◆ **Aim of the exercise**: Pull each line containing "that" out of the data and copy it.
** START Items **
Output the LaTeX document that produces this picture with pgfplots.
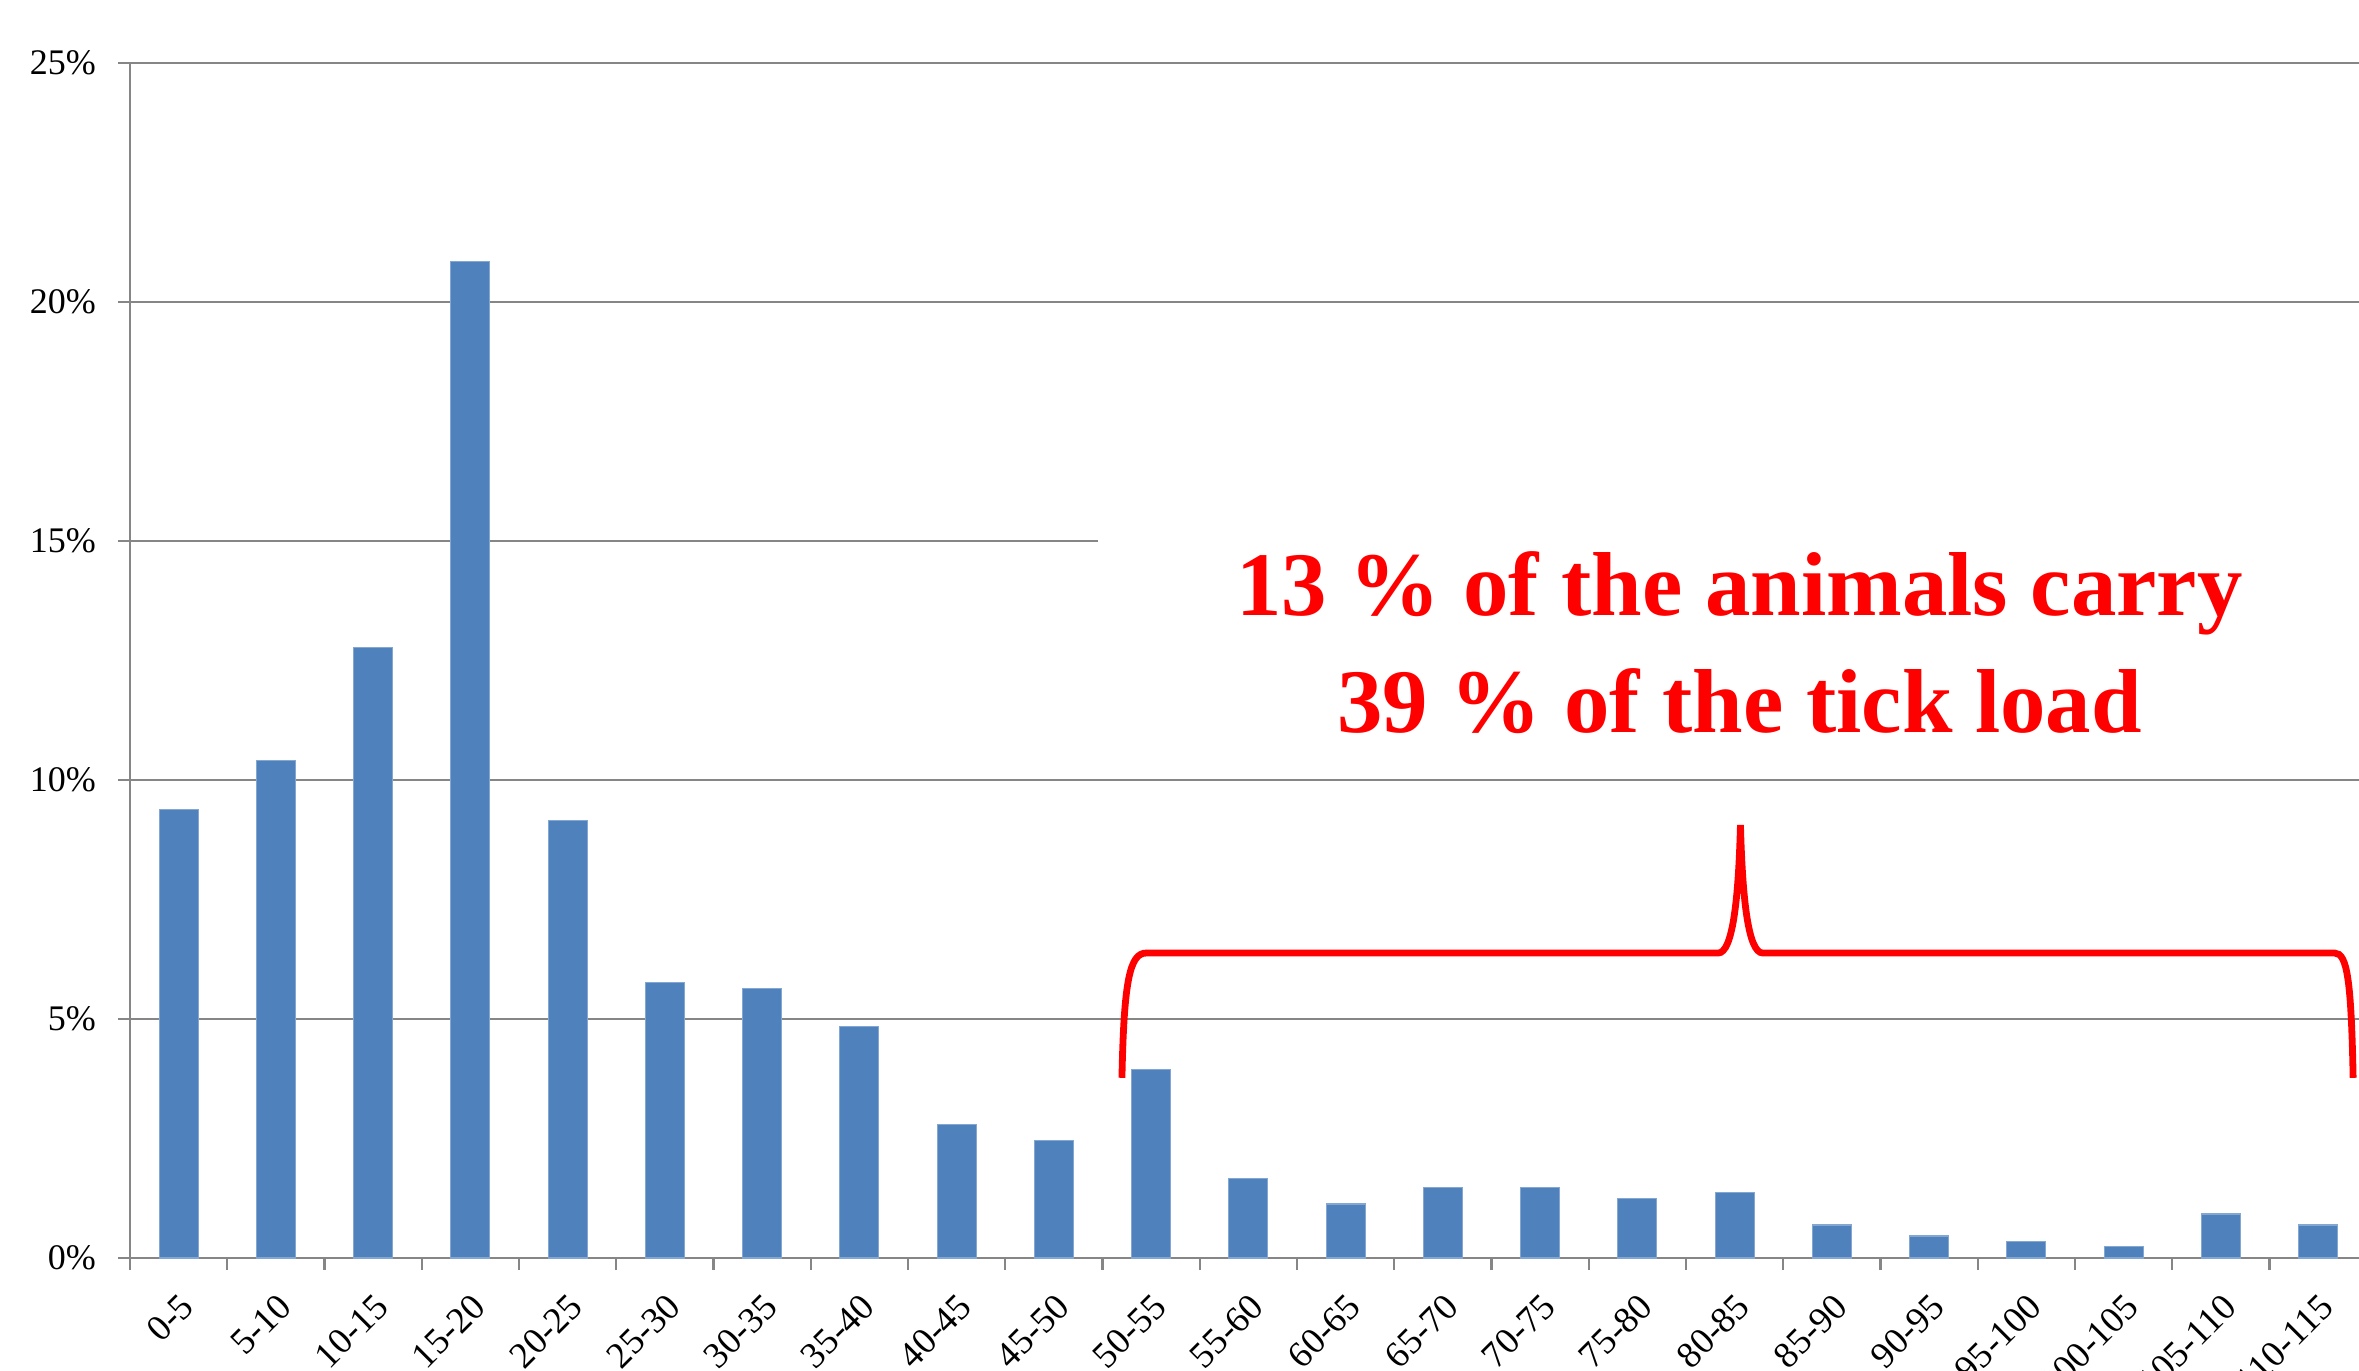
\documentclass[border=0pt]{standalone}
\usepackage{fontspec}
\setmainfont{Liberation Serif}
\usepackage{pgfplots}
\pgfplotsset{compat=1.18}
\definecolor{barblue}{RGB}{79,129,189}
\definecolor{gridgray}{RGB}{134,134,134}
\definecolor{annred}{RGB}{255,0,0}
\begin{document}
\begin{tikzpicture}
\path[use as bounding box, clip] (-32.5pt,-28.25pt) rectangle (557.25pt,314.5pt);
\begin{axis}[
  at={(0,0)}, anchor=south west,
  scale only axis,
  width=559.19pt, height=298.75pt,
  xmin=-0.5, xmax=22.5, ymin=0, ymax=25,
  axis lines*=left,
  axis line style={draw=gridgray, line width=0.6pt},
  tick align=outside,
  major tick length=3pt,
  tick style={draw=gridgray, line width=0.6pt},
  ymajorgrids,
  grid style={draw=gridgray, line width=0.6pt},
  ytick={0,5,10,15,20,25},
  yticklabels={0\%,5\%,10\%,15\%,20\%,25\%},
  yticklabel style={font=\fontsize{9}{10}\selectfont, anchor=east, xshift=-2pt},
  xtick={-0.5,0.5,...,22.5},
  xticklabels={},
  extra x ticks={0,1,...,22},
  extra x tick labels={0-5,5-10,10-15,15-20,20-25,25-30,30-35,35-40,40-45,45-50,50-55,55-60,60-65,65-70,70-75,75-80,80-85,85-90,90-95,95-100,100-105,105-110,110-115},
  extra x tick style={major tick length=0pt, xticklabel style={font=\fontsize{9.2}{10}\selectfont, yshift=-3.5pt, rotate=45, anchor=north east}},
  clip=false,
]
\addplot[ybar, bar width=9.75pt, bar shift=0pt, fill=barblue, draw=barblue!70!white, line width=0.3pt] coordinates {
(0,9.38) (1,10.40) (2,12.78) (3,20.84) (4,9.16) (5,5.76) (6,5.64) (7,4.85)
(8,2.80) (9,2.46) (10,3.94) (11,1.67) (12,1.13) (13,1.48) (14,1.48) (15,1.25)
(16,1.37) (17,0.69) (18,0.46) (19,0.35) (20,0.24) (21,0.92) (22,0.69)
};
\fill[white] (axis cs:9.45,12) rectangle (axis cs:23.5,17);
\draw[annred, line width=1.7pt, line cap=butt]
 (axis cs:9.70,3.77) .. controls (axis cs:9.72,5.8) and (axis cs:9.78,6.38) .. (axis cs:9.95,6.38)
 -- (axis cs:15.83,6.38) .. controls (axis cs:15.98,6.38) and (axis cs:16.04,7.5) .. (axis cs:16.06,9.06)
 .. controls (axis cs:16.08,7.5) and (axis cs:16.14,6.38) .. (axis cs:16.29,6.38)
 -- (axis cs:22.17,6.38) .. controls (axis cs:22.30,6.38) and (axis cs:22.34,5.8) .. (axis cs:22.36,3.77);
\node[anchor=base, text=annred, font=\fontsize{22.7}{27}\selectfont\bfseries, inner sep=0pt] at (axis cs:16.05,13.45) {13 \% of the animals carry};
\node[anchor=base, text=annred, font=\fontsize{22.7}{27}\selectfont\bfseries, inner sep=0pt] at (axis cs:16.05,11.0) {39 \% of the tick load};
\end{axis}
\end{tikzpicture}
\end{document}
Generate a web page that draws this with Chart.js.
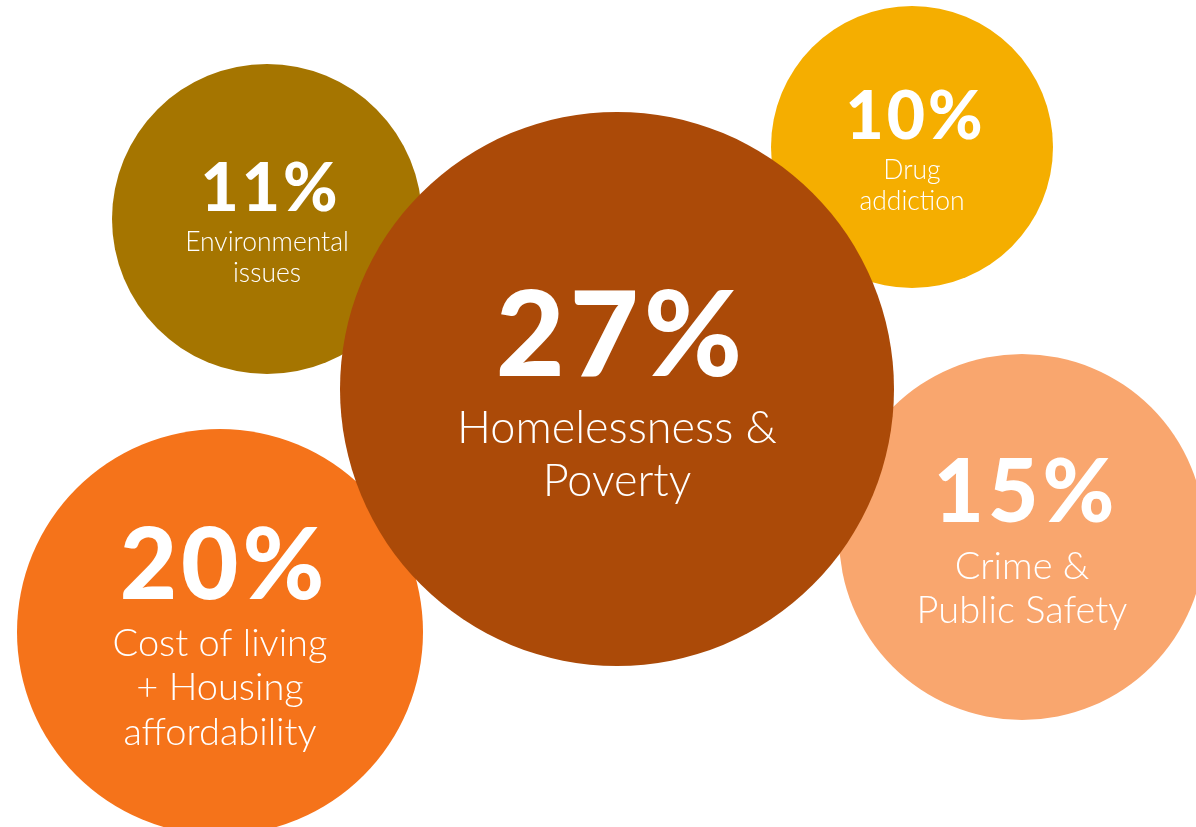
** END Items **
◆ **Written response**:
Output the LaTeX document that produces this picture with pgfplots.
Generate a web page that draws this with Chart.js.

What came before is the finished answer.